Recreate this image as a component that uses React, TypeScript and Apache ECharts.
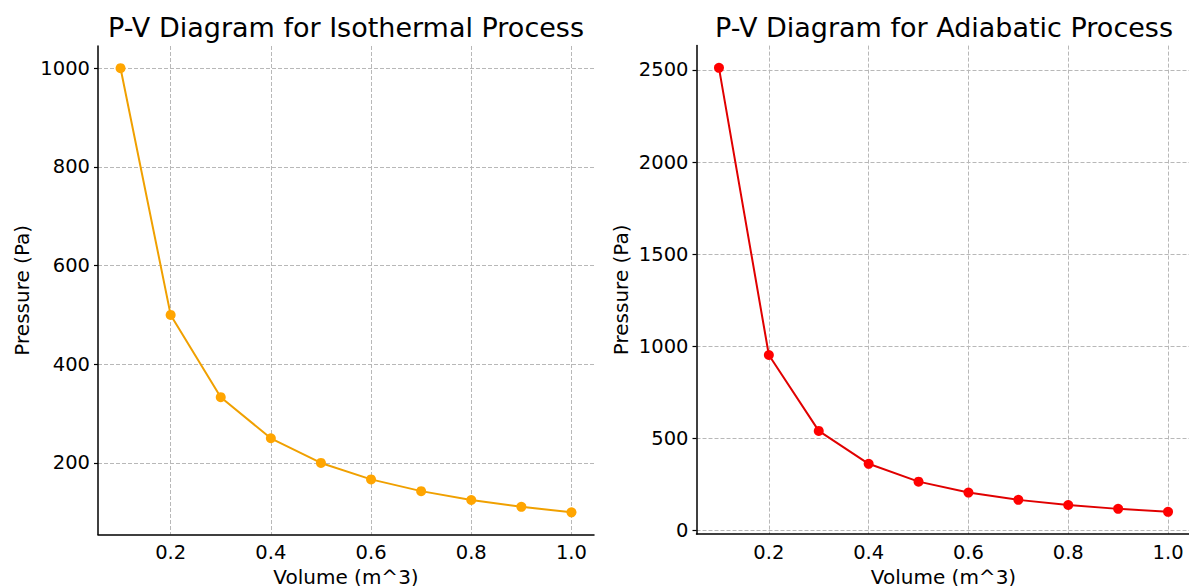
import React, { useEffect, useRef } from "react";
import * as echarts from "echarts";

const volumes = [0.1, 0.2, 0.3, 0.4, 0.5, 0.6, 0.7, 0.8, 0.9, 1.0];
const isothermalPressure = [1000, 500, 333.3, 250, 200, 166.7, 142.9, 125, 111.1, 100];
const adiabaticPressure = [2511.9, 951.8, 539.5, 360.7, 263.9, 204.5, 164.8, 136.7, 115.9, 100];
const xTicks = [0.2, 0.4, 0.6, 0.8, 1.0];
const isoYTicks = [200, 400, 600, 800, 1000];
const adiYTicks = [0, 500, 1000, 1500, 2000, 2500];
const titles = ["P-V Diagram for Isothermal Process", "P-V Diagram for Adiabatic Process"];

const FONT = "DejaVu Sans";

export default function App() {
  const ref = useRef<HTMLDivElement>(null);
  useEffect(() => {
    if (!ref.current) return;
    const chart = echarts.init(ref.current, null, { renderer: "svg" });
    const gridLine = { show: true, lineStyle: { color: "#b8b8b8", width: 1, type: [4, 2] as any } };
    const axisLine = { show: true, onZero: false, lineStyle: { color: "#000", width: 1.5 } };
    const mkX = (gridIndex: number) => ({
      type: "value",
      gridIndex,
      min: 0.055,
      max: 1.045,
      axisLine,
      axisTick: { show: false, customValues: xTicks },
      axisLabel: {
        customValues: xTicks,
        formatter: (v: number) => v.toFixed(1),
        color: "#000",
        fontFamily: FONT,
        fontSize: 19.5,
        margin: 8,
      },
      splitLine: gridLine,
      name: "Volume (m^3)",
      nameLocation: "middle",
      nameGap: 32,
      nameTextStyle: { color: "#000", fontFamily: FONT, fontSize: 20 },
    });
    const mkY = (gridIndex: number, min: number, max: number, ticks: number[]) => ({
      type: "value",
      gridIndex,
      min,
      max,
      axisLine,
      axisTick: { show: true, customValues: ticks, length: 4, lineStyle: { color: "#000", width: 1.2 } },
      axisLabel: {
        customValues: ticks,
        formatter: (v: number) => String(v),
        color: "#000",
        fontFamily: FONT,
        fontSize: 19.5,
        margin: 8,
      },
      splitLine: gridLine,
      name: "Pressure (Pa)",
      nameLocation: "middle",
      nameGap: 66,
      nameTextStyle: { color: "#000", fontFamily: FONT, fontSize: 20 },
    });
    const titleText = (x: number, text: string) => ({
      type: "text",
      x,
      y: 41,
      style: {
        text,
        fill: "#000",
        font: `27px "${FONT}"`,
        textAlign: "center",
        textVerticalAlign: "bottom",
      },
    });
    chart.setOption({
      animation: false,
      backgroundColor: "#fff",
      graphic: [titleText(346, titles[0]), titleText(944, titles[1])],
      grid: [
        { left: 98, top: 46, width: 496, height: 488.5, outerBoundsMode: "none", containLabel: false },
        { left: 696.5, top: 45.6, width: 494, height: 488.4, outerBoundsMode: "none", containLabel: false },
      ],
      xAxis: [mkX(0), mkX(1)],
      yAxis: [mkY(0, 55, 1045, isoYTicks), mkY(1, -20.6, 2632.5, adiYTicks)],
      series: [
        {
          type: "line",
          xAxisIndex: 0,
          yAxisIndex: 0,
          data: volumes.map((v, i) => [v, isothermalPressure[i]]),
          symbol: "circle",
          symbolSize: 10,
          itemStyle: { color: "#FFA500" },
          lineStyle: { color: "#f0a000", width: 2 },
        },
        {
          type: "line",
          xAxisIndex: 1,
          yAxisIndex: 1,
          data: volumes.map((v, i) => [v, adiabaticPressure[i]]),
          symbol: "circle",
          symbolSize: 10,
          itemStyle: { color: "#FF0000" },
          lineStyle: { color: "#e00000", width: 2 },
        },
      ],
    });
    return () => chart.dispose();
  }, []);
  return (
    <div
      ref={ref}
      style={{ position: "fixed", left: 0, top: 0, width: 1189, height: 586, background: "#fff" }}
    />
  );
}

■ What you should do
Restate the data above exactly, stripping out each image.

■ Full solution
Recreate this image as a component that uses React, TypeScript and Apache ECharts.
import React, { useEffect, useRef } from "react";
import * as echarts from "echarts";

const volumes = [0.1, 0.2, 0.3, 0.4, 0.5, 0.6, 0.7, 0.8, 0.9, 1.0];
const isothermalPressure = [1000, 500, 333.3, 250, 200, 166.7, 142.9, 125, 111.1, 100];
const adiabaticPressure = [2511.9, 951.8, 539.5, 360.7, 263.9, 204.5, 164.8, 136.7, 115.9, 100];
const xTicks = [0.2, 0.4, 0.6, 0.8, 1.0];
const isoYTicks = [200, 400, 600, 800, 1000];
const adiYTicks = [0, 500, 1000, 1500, 2000, 2500];
const titles = ["P-V Diagram for Isothermal Process", "P-V Diagram for Adiabatic Process"];

const FONT = "DejaVu Sans";

export default function App() {
  const ref = useRef<HTMLDivElement>(null);
  useEffect(() => {
    if (!ref.current) return;
    const chart = echarts.init(ref.current, null, { renderer: "svg" });
    const gridLine = { show: true, lineStyle: { color: "#b8b8b8", width: 1, type: [4, 2] as any } };
    const axisLine = { show: true, onZero: false, lineStyle: { color: "#000", width: 1.5 } };
    const mkX = (gridIndex: number) => ({
      type: "value",
      gridIndex,
      min: 0.055,
      max: 1.045,
      axisLine,
      axisTick: { show: false, customValues: xTicks },
      axisLabel: {
        customValues: xTicks,
        formatter: (v: number) => v.toFixed(1),
        color: "#000",
        fontFamily: FONT,
        fontSize: 19.5,
        margin: 8,
      },
      splitLine: gridLine,
      name: "Volume (m^3)",
      nameLocation: "middle",
      nameGap: 32,
      nameTextStyle: { color: "#000", fontFamily: FONT, fontSize: 20 },
    });
    const mkY = (gridIndex: number, min: number, max: number, ticks: number[]) => ({
      type: "value",
      gridIndex,
      min,
      max,
      axisLine,
      axisTick: { show: true, customValues: ticks, length: 4, lineStyle: { color: "#000", width: 1.2 } },
      axisLabel: {
        customValues: ticks,
        formatter: (v: number) => String(v),
        color: "#000",
        fontFamily: FONT,
        fontSize: 19.5,
        margin: 8,
      },
      splitLine: gridLine,
      name: "Pressure (Pa)",
      nameLocation: "middle",
      nameGap: 66,
      nameTextStyle: { color: "#000", fontFamily: FONT, fontSize: 20 },
    });
    const titleText = (x: number, text: string) => ({
      type: "text",
      x,
      y: 41,
      style: {
        text,
        fill: "#000",
        font: `27px "${FONT}"`,
        textAlign: "center",
        textVerticalAlign: "bottom",
      },
    });
    chart.setOption({
      animation: false,
      backgroundColor: "#fff",
      graphic: [titleText(346, titles[0]), titleText(944, titles[1])],
      grid: [
        { left: 98, top: 46, width: 496, height: 488.5, outerBoundsMode: "none", containLabel: false },
        { left: 696.5, top: 45.6, width: 494, height: 488.4, outerBoundsMode: "none", containLabel: false },
      ],
      xAxis: [mkX(0), mkX(1)],
      yAxis: [mkY(0, 55, 1045, isoYTicks), mkY(1, -20.6, 2632.5, adiYTicks)],
      series: [
        {
          type: "line",
          xAxisIndex: 0,
          yAxisIndex: 0,
          data: volumes.map((v, i) => [v, isothermalPressure[i]]),
          symbol: "circle",
          symbolSize: 10,
          itemStyle: { color: "#FFA500" },
          lineStyle: { color: "#f0a000", width: 2 },
        },
        {
          type: "line",
          xAxisIndex: 1,
          yAxisIndex: 1,
          data: volumes.map((v, i) => [v, adiabaticPressure[i]]),
          symbol: "circle",
          symbolSize: 10,
          itemStyle: { color: "#FF0000" },
          lineStyle: { color: "#e00000", width: 2 },
        },
      ],
    });
    return () => chart.dispose();
  }, []);
  return (
    <div
      ref={ref}
      style={{ position: "fixed", left: 0, top: 0, width: 1189, height: 586, background: "#fff" }}
    />
  );
}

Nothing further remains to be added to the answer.